What you are asked to do -> Within the records that follow, restate exactly the lines from the line with "Convert this chart to D3.js code." down to the line with "const fontSize = 37;", including both. Omit the pictures.

Input ->

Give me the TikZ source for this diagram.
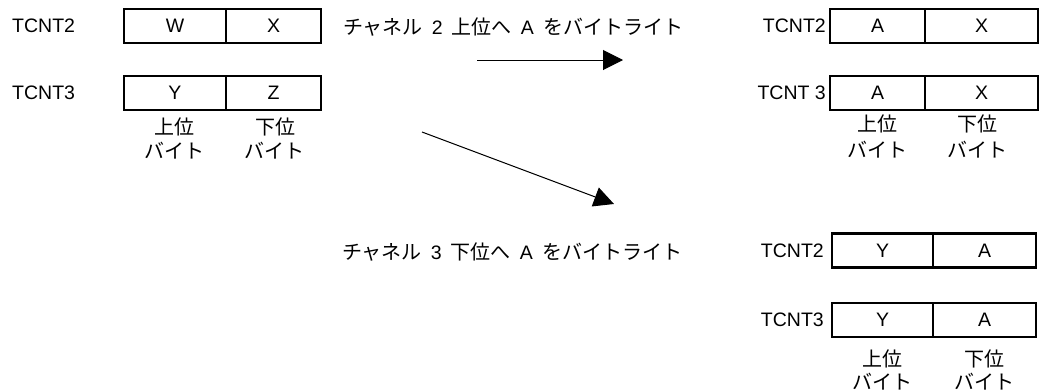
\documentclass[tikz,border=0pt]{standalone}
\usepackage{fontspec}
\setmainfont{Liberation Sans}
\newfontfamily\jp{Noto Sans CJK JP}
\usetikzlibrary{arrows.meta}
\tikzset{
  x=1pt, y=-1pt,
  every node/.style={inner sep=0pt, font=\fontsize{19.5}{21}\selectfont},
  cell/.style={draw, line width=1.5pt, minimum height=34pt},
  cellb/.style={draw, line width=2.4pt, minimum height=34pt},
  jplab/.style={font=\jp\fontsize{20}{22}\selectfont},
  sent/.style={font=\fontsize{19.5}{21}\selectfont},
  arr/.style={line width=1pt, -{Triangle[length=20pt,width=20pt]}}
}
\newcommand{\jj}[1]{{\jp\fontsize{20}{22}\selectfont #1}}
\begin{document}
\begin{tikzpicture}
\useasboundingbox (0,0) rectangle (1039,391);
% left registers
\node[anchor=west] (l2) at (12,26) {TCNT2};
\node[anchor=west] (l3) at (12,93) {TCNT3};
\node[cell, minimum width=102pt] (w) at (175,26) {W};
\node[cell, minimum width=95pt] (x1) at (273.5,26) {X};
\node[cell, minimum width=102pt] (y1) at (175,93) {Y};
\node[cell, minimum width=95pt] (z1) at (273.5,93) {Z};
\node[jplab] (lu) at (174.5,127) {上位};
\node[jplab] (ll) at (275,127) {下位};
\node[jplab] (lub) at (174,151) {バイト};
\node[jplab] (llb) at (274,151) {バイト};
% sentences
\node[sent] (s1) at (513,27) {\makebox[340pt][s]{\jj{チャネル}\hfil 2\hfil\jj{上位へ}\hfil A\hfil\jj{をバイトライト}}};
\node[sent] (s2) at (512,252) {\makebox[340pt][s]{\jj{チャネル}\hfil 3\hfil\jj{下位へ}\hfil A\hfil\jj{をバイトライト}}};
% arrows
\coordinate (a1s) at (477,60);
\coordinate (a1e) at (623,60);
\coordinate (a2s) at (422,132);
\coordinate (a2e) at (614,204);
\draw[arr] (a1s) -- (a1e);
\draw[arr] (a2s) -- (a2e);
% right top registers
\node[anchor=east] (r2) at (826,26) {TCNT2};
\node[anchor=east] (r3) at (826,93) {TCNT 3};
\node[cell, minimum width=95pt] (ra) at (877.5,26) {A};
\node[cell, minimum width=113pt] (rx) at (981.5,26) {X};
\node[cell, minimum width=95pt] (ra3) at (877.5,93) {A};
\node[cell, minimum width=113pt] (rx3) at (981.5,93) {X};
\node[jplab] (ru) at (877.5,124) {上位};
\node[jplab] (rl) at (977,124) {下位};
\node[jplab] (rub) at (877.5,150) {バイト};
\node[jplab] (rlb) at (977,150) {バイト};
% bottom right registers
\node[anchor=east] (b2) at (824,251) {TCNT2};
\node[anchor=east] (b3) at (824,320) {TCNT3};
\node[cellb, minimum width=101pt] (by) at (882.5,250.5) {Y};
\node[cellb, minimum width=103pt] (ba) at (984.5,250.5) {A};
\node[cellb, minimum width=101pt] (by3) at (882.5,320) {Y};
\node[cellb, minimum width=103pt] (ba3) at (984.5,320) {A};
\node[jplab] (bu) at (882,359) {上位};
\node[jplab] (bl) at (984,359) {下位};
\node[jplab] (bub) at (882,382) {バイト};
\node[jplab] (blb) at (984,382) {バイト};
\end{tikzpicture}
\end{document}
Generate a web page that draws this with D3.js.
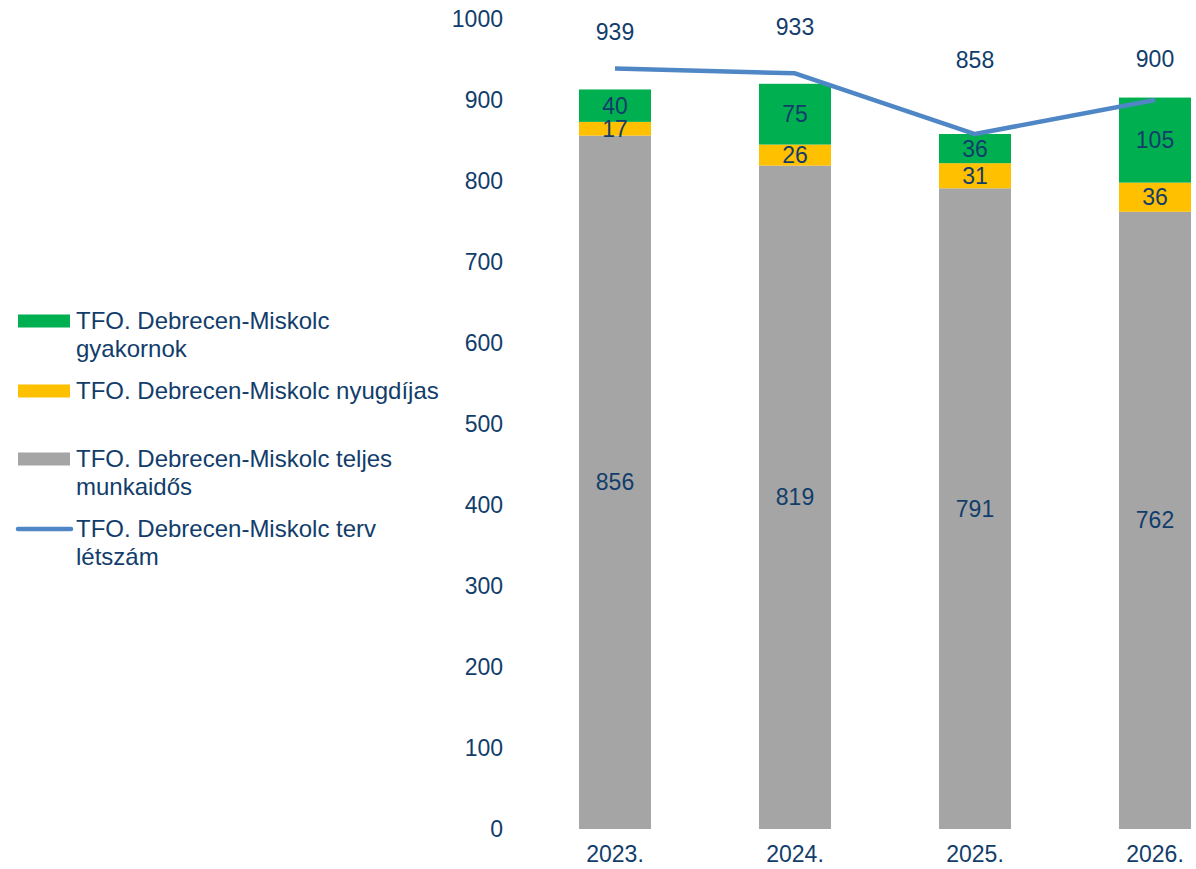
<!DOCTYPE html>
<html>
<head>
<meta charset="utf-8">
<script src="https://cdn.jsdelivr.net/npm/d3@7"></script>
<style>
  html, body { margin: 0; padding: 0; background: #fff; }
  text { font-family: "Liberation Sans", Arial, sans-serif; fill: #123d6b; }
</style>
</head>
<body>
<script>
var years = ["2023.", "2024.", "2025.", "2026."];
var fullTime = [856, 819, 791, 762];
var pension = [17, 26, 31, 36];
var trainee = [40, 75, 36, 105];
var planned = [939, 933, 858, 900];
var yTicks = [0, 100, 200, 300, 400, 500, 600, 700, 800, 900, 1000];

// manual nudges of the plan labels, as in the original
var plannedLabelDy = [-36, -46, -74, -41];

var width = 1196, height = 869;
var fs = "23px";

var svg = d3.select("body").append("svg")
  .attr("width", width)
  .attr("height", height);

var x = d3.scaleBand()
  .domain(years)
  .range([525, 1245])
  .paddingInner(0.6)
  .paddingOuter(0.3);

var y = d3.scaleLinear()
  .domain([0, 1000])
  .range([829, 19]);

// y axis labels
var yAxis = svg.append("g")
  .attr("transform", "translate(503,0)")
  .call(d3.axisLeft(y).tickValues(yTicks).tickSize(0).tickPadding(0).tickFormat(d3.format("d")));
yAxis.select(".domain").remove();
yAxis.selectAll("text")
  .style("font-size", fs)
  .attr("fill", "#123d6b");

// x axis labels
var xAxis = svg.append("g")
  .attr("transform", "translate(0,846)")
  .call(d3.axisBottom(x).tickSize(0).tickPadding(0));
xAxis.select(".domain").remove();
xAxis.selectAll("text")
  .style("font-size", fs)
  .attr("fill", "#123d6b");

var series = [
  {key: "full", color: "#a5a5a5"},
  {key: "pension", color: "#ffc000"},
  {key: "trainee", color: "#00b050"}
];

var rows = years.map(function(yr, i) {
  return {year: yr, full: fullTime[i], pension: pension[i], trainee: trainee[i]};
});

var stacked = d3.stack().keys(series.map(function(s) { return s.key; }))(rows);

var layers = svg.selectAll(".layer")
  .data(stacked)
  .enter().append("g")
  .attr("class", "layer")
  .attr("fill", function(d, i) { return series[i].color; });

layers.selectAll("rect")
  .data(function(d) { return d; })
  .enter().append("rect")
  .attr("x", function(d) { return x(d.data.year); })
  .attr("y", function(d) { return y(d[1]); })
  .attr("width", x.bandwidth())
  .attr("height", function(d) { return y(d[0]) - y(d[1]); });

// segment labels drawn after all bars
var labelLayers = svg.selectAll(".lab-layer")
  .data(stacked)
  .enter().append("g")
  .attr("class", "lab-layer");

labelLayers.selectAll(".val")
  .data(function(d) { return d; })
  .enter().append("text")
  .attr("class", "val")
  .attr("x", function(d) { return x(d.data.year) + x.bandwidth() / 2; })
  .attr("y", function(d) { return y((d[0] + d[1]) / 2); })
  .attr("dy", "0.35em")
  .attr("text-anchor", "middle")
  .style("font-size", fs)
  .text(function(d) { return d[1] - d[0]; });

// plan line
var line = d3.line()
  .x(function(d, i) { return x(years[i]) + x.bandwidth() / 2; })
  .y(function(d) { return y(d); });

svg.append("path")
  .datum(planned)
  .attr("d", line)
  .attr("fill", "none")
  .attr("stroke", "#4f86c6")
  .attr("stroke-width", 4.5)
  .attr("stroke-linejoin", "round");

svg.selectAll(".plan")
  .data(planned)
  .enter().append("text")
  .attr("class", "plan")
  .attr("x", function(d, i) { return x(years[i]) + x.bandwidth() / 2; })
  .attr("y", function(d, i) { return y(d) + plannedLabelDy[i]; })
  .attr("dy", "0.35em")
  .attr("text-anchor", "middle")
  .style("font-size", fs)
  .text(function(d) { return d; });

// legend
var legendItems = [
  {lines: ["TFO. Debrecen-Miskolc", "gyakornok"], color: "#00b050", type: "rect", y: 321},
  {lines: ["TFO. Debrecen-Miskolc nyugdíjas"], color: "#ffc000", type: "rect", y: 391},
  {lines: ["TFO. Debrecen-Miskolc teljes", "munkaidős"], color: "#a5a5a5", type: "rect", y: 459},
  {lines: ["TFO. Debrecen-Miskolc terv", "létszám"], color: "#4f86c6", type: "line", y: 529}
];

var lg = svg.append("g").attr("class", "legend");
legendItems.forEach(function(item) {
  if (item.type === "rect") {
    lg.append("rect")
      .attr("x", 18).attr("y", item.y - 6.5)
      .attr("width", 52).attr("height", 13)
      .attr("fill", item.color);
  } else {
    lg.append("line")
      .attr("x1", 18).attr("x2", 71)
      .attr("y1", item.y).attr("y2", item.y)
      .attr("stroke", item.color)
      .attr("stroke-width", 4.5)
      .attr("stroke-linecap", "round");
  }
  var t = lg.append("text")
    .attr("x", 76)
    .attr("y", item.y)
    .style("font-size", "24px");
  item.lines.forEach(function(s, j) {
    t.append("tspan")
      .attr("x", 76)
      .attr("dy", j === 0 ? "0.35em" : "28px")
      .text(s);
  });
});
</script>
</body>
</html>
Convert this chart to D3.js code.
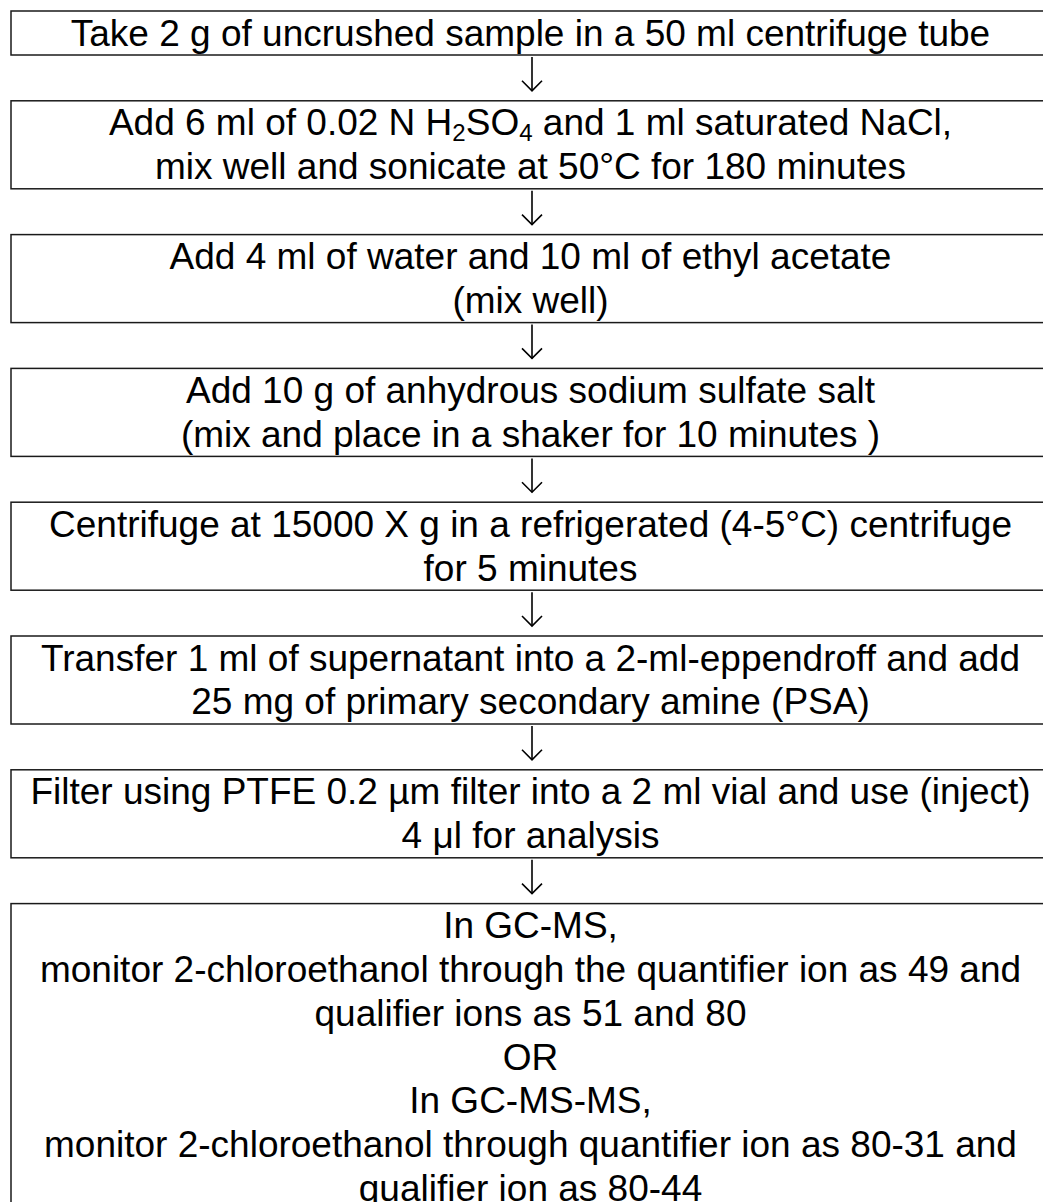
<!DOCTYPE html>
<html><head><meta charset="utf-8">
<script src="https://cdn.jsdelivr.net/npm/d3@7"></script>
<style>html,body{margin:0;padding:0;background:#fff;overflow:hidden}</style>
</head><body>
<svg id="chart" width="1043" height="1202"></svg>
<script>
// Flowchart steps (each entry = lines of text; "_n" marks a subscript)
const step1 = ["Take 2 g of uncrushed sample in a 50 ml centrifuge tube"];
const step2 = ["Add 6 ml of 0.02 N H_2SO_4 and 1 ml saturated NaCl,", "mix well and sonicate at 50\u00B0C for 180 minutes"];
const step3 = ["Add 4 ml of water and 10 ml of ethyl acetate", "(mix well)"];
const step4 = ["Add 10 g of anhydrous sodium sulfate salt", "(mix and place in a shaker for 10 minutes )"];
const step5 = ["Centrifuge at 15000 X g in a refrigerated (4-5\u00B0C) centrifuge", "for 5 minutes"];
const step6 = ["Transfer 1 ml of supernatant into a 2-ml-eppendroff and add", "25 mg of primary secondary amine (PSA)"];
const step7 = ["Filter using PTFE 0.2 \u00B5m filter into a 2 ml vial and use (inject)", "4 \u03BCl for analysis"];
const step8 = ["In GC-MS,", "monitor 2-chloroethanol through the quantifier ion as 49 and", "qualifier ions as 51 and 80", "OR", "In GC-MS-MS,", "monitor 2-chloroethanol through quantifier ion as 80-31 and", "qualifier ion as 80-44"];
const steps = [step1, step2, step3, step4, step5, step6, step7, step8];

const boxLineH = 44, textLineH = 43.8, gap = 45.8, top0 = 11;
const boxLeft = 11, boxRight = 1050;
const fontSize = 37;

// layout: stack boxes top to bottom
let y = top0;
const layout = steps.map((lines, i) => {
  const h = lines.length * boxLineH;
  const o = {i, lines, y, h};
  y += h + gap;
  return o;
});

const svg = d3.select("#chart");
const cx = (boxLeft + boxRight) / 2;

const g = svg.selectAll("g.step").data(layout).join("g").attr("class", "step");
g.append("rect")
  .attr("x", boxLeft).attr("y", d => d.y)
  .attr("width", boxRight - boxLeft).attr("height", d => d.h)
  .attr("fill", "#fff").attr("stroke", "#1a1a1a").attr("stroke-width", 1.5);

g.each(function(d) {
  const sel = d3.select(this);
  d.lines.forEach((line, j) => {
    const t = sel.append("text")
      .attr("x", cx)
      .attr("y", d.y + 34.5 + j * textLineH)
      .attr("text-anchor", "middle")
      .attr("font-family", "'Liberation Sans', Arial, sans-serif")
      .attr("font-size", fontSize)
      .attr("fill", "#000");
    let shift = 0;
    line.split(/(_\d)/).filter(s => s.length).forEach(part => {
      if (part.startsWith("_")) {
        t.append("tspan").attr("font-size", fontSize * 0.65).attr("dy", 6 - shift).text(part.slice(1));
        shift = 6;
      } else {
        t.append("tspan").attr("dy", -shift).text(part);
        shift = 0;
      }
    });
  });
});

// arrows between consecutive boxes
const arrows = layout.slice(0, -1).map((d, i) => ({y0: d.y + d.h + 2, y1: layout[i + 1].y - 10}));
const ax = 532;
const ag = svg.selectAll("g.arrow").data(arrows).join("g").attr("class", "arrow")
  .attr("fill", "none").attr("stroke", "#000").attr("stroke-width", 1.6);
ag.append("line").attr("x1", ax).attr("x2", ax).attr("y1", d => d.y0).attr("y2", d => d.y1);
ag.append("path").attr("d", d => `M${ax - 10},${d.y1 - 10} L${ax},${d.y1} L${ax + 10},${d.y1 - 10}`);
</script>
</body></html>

Written answer ->
Convert this chart to D3.js code.
<!DOCTYPE html>
<html><head><meta charset="utf-8">
<script src="https://cdn.jsdelivr.net/npm/d3@7"></script>
<style>html,body{margin:0;padding:0;background:#fff;overflow:hidden}</style>
</head><body>
<svg id="chart" width="1043" height="1202"></svg>
<script>
// Flowchart steps (each entry = lines of text; "_n" marks a subscript)
const step1 = ["Take 2 g of uncrushed sample in a 50 ml centrifuge tube"];
const step2 = ["Add 6 ml of 0.02 N H_2SO_4 and 1 ml saturated NaCl,", "mix well and sonicate at 50\u00B0C for 180 minutes"];
const step3 = ["Add 4 ml of water and 10 ml of ethyl acetate", "(mix well)"];
const step4 = ["Add 10 g of anhydrous sodium sulfate salt", "(mix and place in a shaker for 10 minutes )"];
const step5 = ["Centrifuge at 15000 X g in a refrigerated (4-5\u00B0C) centrifuge", "for 5 minutes"];
const step6 = ["Transfer 1 ml of supernatant into a 2-ml-eppendroff and add", "25 mg of primary secondary amine (PSA)"];
const step7 = ["Filter using PTFE 0.2 \u00B5m filter into a 2 ml vial and use (inject)", "4 \u03BCl for analysis"];
const step8 = ["In GC-MS,", "monitor 2-chloroethanol through the quantifier ion as 49 and", "qualifier ions as 51 and 80", "OR", "In GC-MS-MS,", "monitor 2-chloroethanol through quantifier ion as 80-31 and", "qualifier ion as 80-44"];
const steps = [step1, step2, step3, step4, step5, step6, step7, step8];

const boxLineH = 44, textLineH = 43.8, gap = 45.8, top0 = 11;
const boxLeft = 11, boxRight = 1050;
const fontSize = 37;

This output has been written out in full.